UBS accelerates restructuring plan as U.S. wealth management shines

The Swiss bank announces plans to cut up to 10,000 additional employees over the next two years

Oct 30, 2012 @ 3:12 pm

By Andrew Osterland

ubs, fixed income, wealth management, adviser
+ Zoom

UBS' plan to shrink its investment banking operations and focus on wealth management was kicked into high gear by executive leadership today. The Swiss bank, which has suffered some embarrassing losses recently and generally poor performance from its investment bank, announced it would accelerate its transformation by cutting up to 10,000 additional employees over the next two years.

“We are ahead of schedule in our plans to build additional capital strength and reduce both costs and risk-weighted assets,” said UBS Chief Executive Sergio Ermotti in a statement. “The opportunity we have today to accelerate the transformation of our firm is one that I believe is unique.”

The official announcement was made shortly after the bank reported a loss of $2.31 billion in the third quarter. Impairment losses taken to reflect the restructuring effort amounted to a more than $3.3 billion charge.

The job cuts will be mostly in investment banking operations as the firm exits fixed income businesses it says are no longer profitable.

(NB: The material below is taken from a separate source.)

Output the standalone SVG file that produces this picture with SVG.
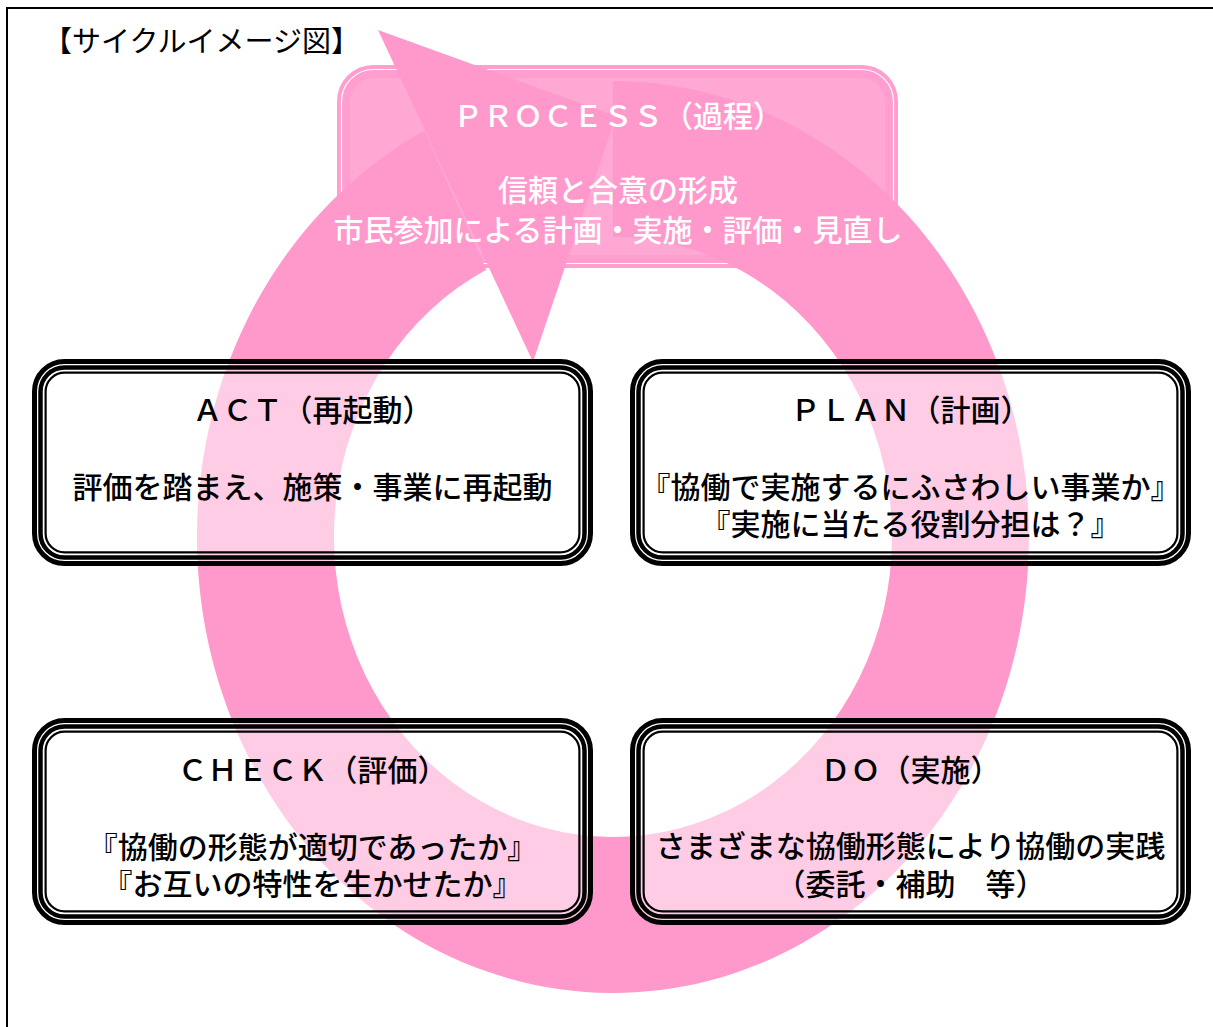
<svg xmlns="http://www.w3.org/2000/svg" width="1213" height="1027" viewBox="0 0 1213 1027">
<style>
  text { font-family: "Noto Sans CJK JP", "Noto Sans", sans-serif; font-size: 30px; font-weight: 500; text-anchor: middle; }
  .dark { fill: #000000; }
  .light { fill: #ffffff; }
  .b1 { fill: #ffffff; fill-opacity: 0.5; stroke: #000000; stroke-width: 5; }
  .b2 { fill: none; stroke: #000000; stroke-width: 4.5; }
  .b3 { fill: none; stroke: #000000; stroke-width: 2.2; }
  .ring { fill: #ff99cc; }
</style>
<rect x="0" y="0" width="1213" height="1027" fill="#ffffff"/>
<rect x="7" y="8" width="1230" height="1040" fill="none" stroke="#000000" stroke-width="2"/>
<text x="43" y="52" class="dark" style="font-size:29px;font-weight:400;text-anchor:start">【サイクルイメージ図】</text>

<g id="process">
  <rect x="337" y="65" width="561" height="203" rx="36" fill="#ff9ecf"/>
  <rect x="341.5" y="69.5" width="552" height="194" rx="32" fill="none" stroke="#ffffff" stroke-width="1.2"/>
  <rect x="350" y="78" width="535" height="177" rx="24" fill="#ffa8d4"/>
</g>

<g id="connectors">
  <path class="ring" d="M 613,81 A 416 456 0 1 1 424.1,130.7 L 486.3,269.7 A 279 300 0 1 0 613,237 Z"/>
  <polygon class="ring" points="378,30 616,116 533,362"/>
</g>

<g id="process-text">
  <text x="618" y="127.4" class="light">ＰＲＯＣＥＳＳ（過程）</text>
  <text x="618" y="201.4" class="light">信頼と合意の形成</text>
  <text x="618" y="241" class="light">市民参加による計画・実施・評価・見直し</text>
</g>

<g id="act">
  <rect class="b1" x="34.5" y="361.5" width="556" height="202" rx="30"/>
  <rect class="b2" x="40.5" y="367.5" width="544" height="190" rx="24"/>
  <rect class="b3" x="45.6" y="372.6" width="533.8" height="179.8" rx="19"/>
  <text x="312.5" y="421.4" class="dark">ＡＣＴ（再起動）</text>
  <text x="312.5" y="498.4" class="dark">評価を踏まえ、施策・事業に再起動</text>
</g>

<g id="plan">
  <rect class="b1" x="632.5" y="361.5" width="556" height="202" rx="30"/>
  <rect class="b2" x="638.5" y="367.5" width="544" height="190" rx="24"/>
  <rect class="b3" x="643.6" y="372.6" width="533.8" height="179.8" rx="19"/>
  <text x="910.5" y="421.4" class="dark">ＰＬＡＮ（計画）</text>
  <text x="910.5" y="498.4" class="dark">『協働で実施するにふさわしい事業か』</text>
  <text x="910.5" y="535" class="dark">『実施に当たる役割分担は？』</text>
</g>

<g id="check">
  <rect class="b1" x="34.5" y="720.5" width="556" height="202" rx="30"/>
  <rect class="b2" x="40.5" y="726.5" width="544" height="190" rx="24"/>
  <rect class="b3" x="45.6" y="731.6" width="533.8" height="179.8" rx="19"/>
  <text x="312.5" y="781.4" class="dark">ＣＨＥＣＫ（評価）</text>
  <text x="312.5" y="858.4" class="dark">『協働の形態が適切であったか』</text>
  <text x="312.5" y="895" class="dark">『お互いの特性を生かせたか』</text>
</g>

<g id="do">
  <rect class="b1" x="632.5" y="720.5" width="556" height="202" rx="30"/>
  <rect class="b2" x="638.5" y="726.5" width="544" height="190" rx="24"/>
  <rect class="b3" x="643.6" y="731.6" width="533.8" height="179.8" rx="19"/>
  <text x="910.5" y="781.4" class="dark">ＤＯ（実施）</text>
  <text x="910.5" y="857.4" class="dark">さまざまな協働形態により協働の実践</text>
  <text x="910.5" y="895" class="dark">（委託・補助　等）</text>
</g>
</svg>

The bank will continue to focus on equities, foreign exchange and commodities trading.

Carsten Kengeter, the embattled head of the investment bank, will oversee the wind down of businesses UBS plans to exit, and the slimmed down operations will be run by Andrea Orcel, the former Bank of America executive who joined the firm last year.

“The decision has been a difficult one particularly in a business such as ours that is all about its people,” said Mr. Ermotti.

Wealth management a bright spot

Wealth management in the U.S. continues to be a relatively bright spot for UBS. The division, which is led by former Merrill Lynch executive Robert McCann, eked out another record quarterly pre-tax profit — its third in succession, thanks to a rise in fee and commission income as well as other income. Net interest income for the business fell $11 million. The pre-tax profit margin was 14%.

“The numbers overall were pretty good in terms of asset flows and adviser headcount,” said Alois Pirker, a senior analyst with Aite Group. The business reported net new assets of $4.8 billion for the quarter and increased adviser headcount by 11 to 7,032 advisers from the end of the second quarter. Revenue and invested assets per adviser were up 2% and 4% respectively to $927,000 and $118 million from the previous quarter — the highest in the industry.

“They're making the most with what they've got,” Mr. Pirker said.

He credits Mr. McCann for keeping expenses down while remaining competitive on adviser compensation.

“He's squeezing hard on the operations side but maintaining relatively generous compensation,” he said.

Adviser comp up 5%

Adviser compensation for the quarter was up 5% to $579 million versus a 3% rise in total operating expenses. Commitments and advances to newly recruited advisers totaled $169 million — 10% higher than the third quarter last year.

The Swiss stock market reacted favorably to UBS' plan for a more dramatic retreat from the investment banking business, with the stock rising nearly 6% on Tuesday, when U.S. markets were closed for a second-straight day because of Hurricane Sandy and its aftermath.

“In times like these, several year implementations of plans are no longer acceptable,” said Mr. Pirker. “Those businesses aren't essential for the wealth management units and the market was waiting for them to do more.”